As Guthrie says ‘the morality of pre-packs becomes questionable if owner directors use them to cherry pick the best bits of their struggling business. A director who agrees with secured lenders to shed his unsecured obligations is treating his suppliers, his pensioners and the tax man [that’s me and you] prettily scurvily’. Quite apart from the morality, this practice will increase distrust and fear in the market as suppliers demand immediate payment worried that otherwise they might be ‘pre-packed’. 

Finally, read a brilliant article by Alice Thomson in yesterday’s Times which exposes the myth that those who created the economic nightmare are also suffering the consequences. If I were a Northerner reading the piece I would get a train to Mayfair and start picking fights. Thomson’s piece has one flaw – she says that Sir Fred Goodwin, the disgraced former boss of RBS and one of the dozen or so people most individually responsible for the mess we are in, is Chair of the Prince’s Trust (but surely this can’t be true!). 

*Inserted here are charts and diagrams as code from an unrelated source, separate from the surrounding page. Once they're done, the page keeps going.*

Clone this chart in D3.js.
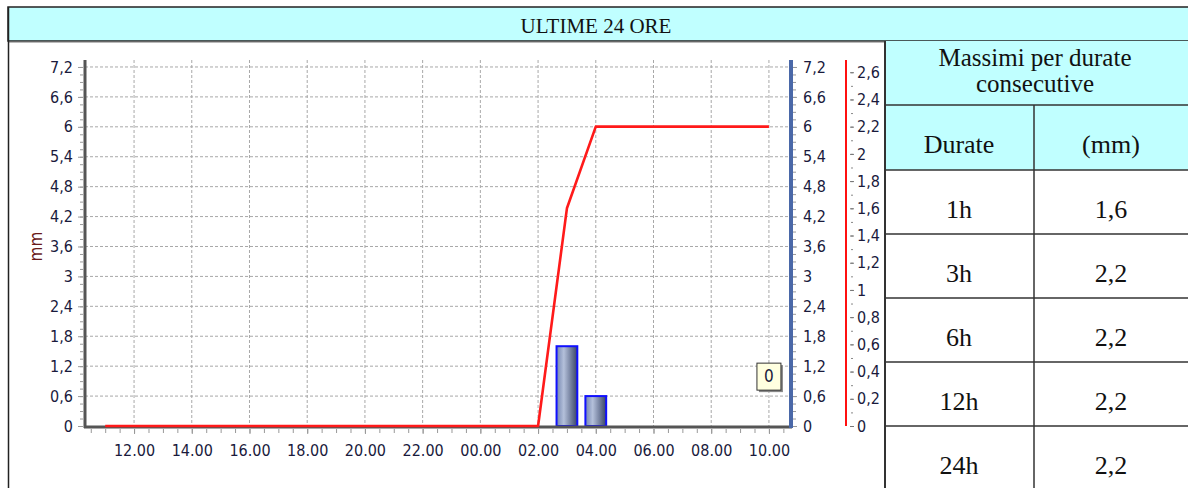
<!DOCTYPE html>
<html>
<head>
<meta charset="utf-8">
<script src="https://cdn.jsdelivr.net/npm/d3@7"></script>
<style>
  body { margin: 0; background: #fff; }
  svg { display: block; }
  .lab { font-family: "DejaVu Sans Condensed", "DejaVu Sans", sans-serif; font-size: 15px; fill: #1a1a3c; }
  .ser { font-family: "Liberation Serif", "Times New Roman", serif; fill: #111; }
</style>
</head>
<body>
<svg width="1188" height="488"></svg>
<script>
// hours counted from midnight of the first day (11 = 11.00, 34 = 10.00 next day)
const hours = [11,12,13,14,15,16,17,18,19,20,21,22,23,24,25,26,27,28,29,30,31,32,33,34];
const hourlyRain = [0,0,0,0,0,0,0,0,0,0,0,0,0,0,0,0,1.6,0.6,0,0,0,0,0,0];
const cumulRain  = [0,0,0,0,0,0,0,0,0,0,0,0,0,0,0,0,1.6,2.2,2.2,2.2,2.2,2.2,2.2,2.2];
const xTicks = [12,14,16,18,20,22,24,26,28,30,32,34];
const leftTicks = [0,0.6,1.2,1.8,2.4,3,3.6,4.2,4.8,5.4,6,6.6,7.2];
const redTicks = [0,0.2,0.4,0.6,0.8,1,1.2,1.4,1.6,1.8,2,2.2,2.4,2.6];
const durations = ["1h","3h","6h","12h","24h"];
const maxima = [1.6,2.2,2.2,2.2,2.2];
const lastValue = 0;

const svg = d3.select("svg");
const it = d3.formatLocale({decimal: ",", thousands: ".", grouping: [3], currency: ["", "€"]});
const fmt = it.format(".1~f");

const plot = {left: 85, right: 790, top: 60, bottom: 426};
const x = d3.scaleLinear().domain([10.3, 34.73]).range([plot.left, plot.right]);
const yL = d3.scaleLinear().domain([0, 7.34]).range([plot.bottom, plot.top]);
const yR = d3.scaleLinear().domain([0, 2.69]).range([plot.bottom, plot.top]);

// frame + title
svg.append("rect").attr("x", 8).attr("y", 7).attr("width", 1190).attr("height", 34)
  .attr("fill", "#c0ffff").attr("stroke", "#222").attr("stroke-width", 1.5);
svg.append("line").attr("x1", 8).attr("x2", 1188).attr("y1", 42).attr("y2", 42)
  .attr("stroke", "#777").attr("stroke-width", 1);
svg.append("line").attr("x1", 8.5).attr("x2", 8.5).attr("y1", 7).attr("y2", 488)
  .attr("stroke", "#222").attr("stroke-width", 1.5);
svg.append("text").attr("class", "ser").attr("x", 596).attr("y", 33)
  .attr("text-anchor", "middle").style("font-size", "21px").text("ULTIME 24 ORE");

// grid
const g = svg.append("g");
g.selectAll(".hg").data(leftTicks.filter(d => d > 0)).enter().append("line")
  .attr("x1", plot.left).attr("x2", plot.right)
  .attr("y1", d => yL(d)).attr("y2", d => yL(d))
  .attr("stroke", "#a8a8a8").attr("stroke-dasharray", "3,2");
g.selectAll(".vg").data(xTicks).enter().append("line")
  .attr("x1", d => x(d)).attr("x2", d => x(d))
  .attr("y1", plot.top).attr("y2", plot.bottom)
  .attr("stroke", "#a8a8a8").attr("stroke-dasharray", "3,2");

function styleAxis(sel, color) {
  sel.attr("font-size", null).attr("font-family", null);
  sel.select(".domain").remove();
  sel.selectAll("line").attr("stroke", color);
  sel.selectAll("text").attr("class", "lab").attr("fill", null).style("font-size", "16px");
}

// left axis
const minorL = d3.range(0, 49).map(i => i * 0.15);
svg.append("g").attr("transform", `translate(${plot.left - 2},0)`)
  .call(d3.axisLeft(yL).tickValues(minorL).tickFormat("").tickSize(3))
  .call(s => styleAxis(s, "#999"));
svg.append("g").attr("transform", `translate(${plot.left - 2},0)`)
  .call(d3.axisLeft(yL).tickValues(leftTicks).tickFormat(fmt).tickSize(5).tickPadding(5))
  .call(s => styleAxis(s, "#999"));
svg.append("text").attr("class", "lab")
  .attr("transform", `translate(42,${yL(3.6)}) rotate(-90)`)
  .attr("text-anchor", "middle").style("fill", "#6a1a1a")
  .style("font-size", "17px").text("mm");

// bottom axis
const minorX = d3.range(0, 49).map(i => 10.5 + i * 0.5).filter(d => d < 34.73);
svg.append("g").attr("transform", `translate(0,${plot.bottom + 3})`)
  .call(d3.axisBottom(x).tickValues(minorX).tickFormat("").tickSize(4))
  .call(s => styleAxis(s, "#999"));
svg.append("g").attr("transform", `translate(0,${plot.bottom + 3})`)
  .call(d3.axisBottom(x).tickValues(xTicks)
    .tickFormat(h => String(h % 24).padStart(2, "0") + ".00").tickSize(5).tickPadding(11))
  .call(s => styleAxis(s, "#999"));

// blue right axis
svg.append("g").attr("transform", `translate(${plot.right + 3},0)`)
  .call(d3.axisRight(yL).tickValues(minorL).tickFormat("").tickSize(3))
  .call(s => styleAxis(s, "#999"));
svg.append("g").attr("transform", `translate(${plot.right + 3},0)`)
  .call(d3.axisRight(yL).tickValues(leftTicks).tickFormat(fmt).tickSize(4).tickPadding(6))
  .call(s => styleAxis(s, "#999"));

// red axis
const redX = 846;
svg.append("g").attr("transform", `translate(${redX + 5},0)`)
  .call(d3.axisRight(yR).tickValues(d3.range(0, 27).map(i => i * 0.1)).tickFormat("").tickSize(2))
  .call(s => styleAxis(s, "#888"));
svg.append("g").attr("transform", `translate(${redX + 4},0)`)
  .call(d3.axisRight(yR).tickValues(redTicks).tickFormat(fmt).tickSize(4).tickPadding(3))
  .call(s => styleAxis(s, "#777"));
svg.append("line").attr("x1", redX).attr("x2", redX).attr("y1", plot.top).attr("y2", plot.bottom)
  .attr("stroke", "#ff1010").attr("stroke-width", 2);

// bars
const defs = svg.append("defs");
const grad = defs.append("linearGradient").attr("id", "barg").attr("x1", 0).attr("x2", 1).attr("y1", 0).attr("y2", 0);
grad.append("stop").attr("offset", "0%").attr("stop-color", "#7486b0");
grad.append("stop").attr("offset", "35%").attr("stop-color", "#b4c0da");
grad.append("stop").attr("offset", "100%").attr("stop-color", "#384466");
const barW = x(0.72) - x(0);
const bars = hours.map((h, i) => ({h, v: hourlyRain[i]})).filter(d => d.v > 0);
svg.append("g").selectAll("rect").data(bars).enter().append("rect")
  .attr("x", d => x(d.h) - barW / 2).attr("width", barW)
  .attr("y", d => yL(d.v)).attr("height", d => yL(0) - yL(d.v))
  .attr("fill", "url(#barg)").attr("stroke", "#1010ff").attr("stroke-width", 2);

// axis lines
svg.append("line").attr("x1", plot.left).attr("x2", plot.left).attr("y1", plot.top).attr("y2", plot.bottom + 2)
  .attr("stroke", "#555").attr("stroke-width", 3);
svg.append("line").attr("x1", plot.left - 1).attr("x2", plot.right + 2).attr("y1", plot.bottom + 1).attr("y2", plot.bottom + 1)
  .attr("stroke", "#555").attr("stroke-width", 3);
svg.append("line").attr("x1", plot.right + 1).attr("x2", plot.right + 1).attr("y1", plot.top).attr("y2", plot.bottom + 2)
  .attr("stroke", "#4a68a8").attr("stroke-width", 4);

// cumulative line
const line = d3.line().x((d, i) => x(hours[i])).y(d => yR(d));
svg.append("path").datum(cumulRain).attr("d", line)
  .attr("fill", "none").attr("stroke", "#ff1a1a").attr("stroke-width", 2.6).attr("stroke-linejoin", "round");

// value box
const bx = x(hours[hours.length - 1]), by = yL(1.0);
svg.append("rect").attr("x", bx - 10).attr("y", by - 11).attr("width", 24).attr("height", 27).attr("fill", "#888");
svg.append("rect").attr("x", bx - 12).attr("y", by - 13).attr("width", 24).attr("height", 27)
  .attr("fill", "#ffffe0").attr("stroke", "#333").attr("stroke-width", 1);
svg.append("text").attr("class", "lab").attr("x", bx).attr("y", by + 6)
  .attr("text-anchor", "middle").style("font-size", "17px").text(fmt(lastValue));

// table
const tX = 885, tR = 1188, tMid = 1034, rowH = 64;
const tb = svg.append("g");
tb.append("rect").attr("x", tX).attr("y", 41).attr("width", tR - tX).attr("height", 129).attr("fill", "#c0ffff");
const rowTops = durations.map((d, i) => 170 + i * rowH);
tb.selectAll(".hl").data([105, 170].concat(rowTops.slice(1))).enter().append("line")
  .attr("x1", tX).attr("x2", tR).attr("y1", d => d).attr("y2", d => d)
  .attr("stroke", "#333").attr("stroke-width", 1.5);
tb.append("line").attr("x1", tX).attr("x2", tX).attr("y1", 41).attr("y2", 488).attr("stroke", "#333").attr("stroke-width", 2);
tb.append("line").attr("x1", tMid).attr("x2", tMid).attr("y1", 105).attr("y2", 488).attr("stroke", "#333").attr("stroke-width", 1.5);
const fs = "26px";
tb.append("text").attr("class", "ser").attr("x", 1035).attr("y", 66).attr("text-anchor", "middle")
  .style("font-size", "25px").text("Massimi per durate");
tb.append("text").attr("class", "ser").attr("x", 1035).attr("y", 92).attr("text-anchor", "middle")
  .style("font-size", "25px").text("consecutive");
tb.append("text").attr("class", "ser").attr("x", 959).attr("y", 153).attr("text-anchor", "middle")
  .style("font-size", fs).text("Durate");
tb.append("text").attr("class", "ser").attr("x", 1111).attr("y", 153).attr("text-anchor", "middle")
  .style("font-size", fs).text("(mm)");
tb.selectAll(".dur").data(durations).enter().append("text").attr("class", "ser")
  .attr("x", 959).attr("y", (d, i) => rowTops[i] + 48).attr("text-anchor", "middle")
  .style("font-size", fs).text(d => d);
tb.selectAll(".mx").data(maxima).enter().append("text").attr("class", "ser")
  .attr("x", 1111).attr("y", (d, i) => rowTops[i] + 48).attr("text-anchor", "middle")
  .style("font-size", fs).text(d => fmt(d));
</script>
</body>
</html>
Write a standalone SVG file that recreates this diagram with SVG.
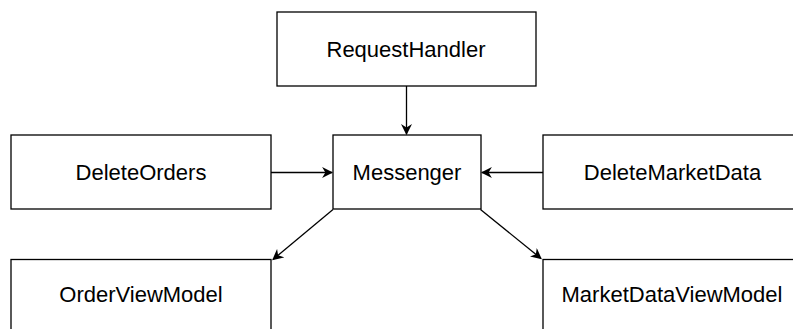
<svg xmlns="http://www.w3.org/2000/svg" width="793" height="329" viewBox="0 0 793 329">
<defs>
<style>
.box{fill:#fff;stroke:#000;stroke-width:1.3}
.lbl{font-family:"Liberation Sans",Arial,sans-serif;font-size:22px;fill:#000;text-anchor:middle}
.edge{fill:none;stroke:#000;stroke-width:1.3}
</style>
<marker id="arr" viewBox="0 0 10 10" refX="9" refY="5" markerWidth="11" markerHeight="11" markerUnits="userSpaceOnUse" orient="auto">
<path d="M0,0 L10,5 L0,10 L3,5 Z" fill="#000"/>
</marker>
</defs>
<rect width="793" height="329" fill="#fff"/>
<g id="connectors">
<line class="edge" x1="406.5" y1="86" x2="406.5" y2="134" marker-end="url(#arr)"/>
<line class="edge" x1="271" y1="172.5" x2="332" y2="172.5" marker-end="url(#arr)"/>
<line class="edge" x1="543" y1="172.5" x2="482" y2="172.5" marker-end="url(#arr)"/>
<line class="edge" x1="333" y1="209.5" x2="273" y2="259.5" marker-end="url(#arr)"/>
<line class="edge" x1="480.5" y1="209.5" x2="541" y2="258.5" marker-end="url(#arr)"/>
</g>
<g id="RequestHandler">
<rect class="box" x="277" y="12" width="259" height="74"/>
<text class="lbl" x="406" y="56.5">RequestHandler</text>
</g>
<g id="DeleteOrders">
<rect class="box" x="11" y="135" width="260" height="74"/>
<text class="lbl" x="141" y="180">DeleteOrders</text>
</g>
<g id="Messenger">
<rect class="box" x="333" y="135" width="148" height="74"/>
<text class="lbl" x="407" y="180">Messenger</text>
</g>
<g id="DeleteMarketData">
<rect class="box" x="543" y="135" width="260" height="74"/>
<text class="lbl" x="672.5" y="180">DeleteMarketData</text>
</g>
<g id="OrderViewModel">
<rect class="box" x="11" y="259.5" width="260" height="74"/>
<text class="lbl" x="141" y="302">OrderViewModel</text>
</g>
<g id="MarketDataViewModel">
<rect class="box" x="543" y="259.5" width="260" height="74"/>
<text class="lbl" x="672" y="302">MarketDataViewModel</text>
</g>
</svg>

One day, enterprise, driven in large part largely by the pursuit of wealth, will help us get out of the mess we are in. Occasionally, we hear the CBI and the IoD making more demands from Government. How about these august institutions – or perhaps the British Bankers Association – taking a stand for ethical business practice. As John Kay told a packed RSA Great Room last night, this crisis is not one of capitalism but of the stupidity and greed of a cadre of overpaid and under-regulated bankers. If the champions of business are to save the reputation of wealth creation they might usefully start by loudly distinguishing good business from its many unacceptable faces.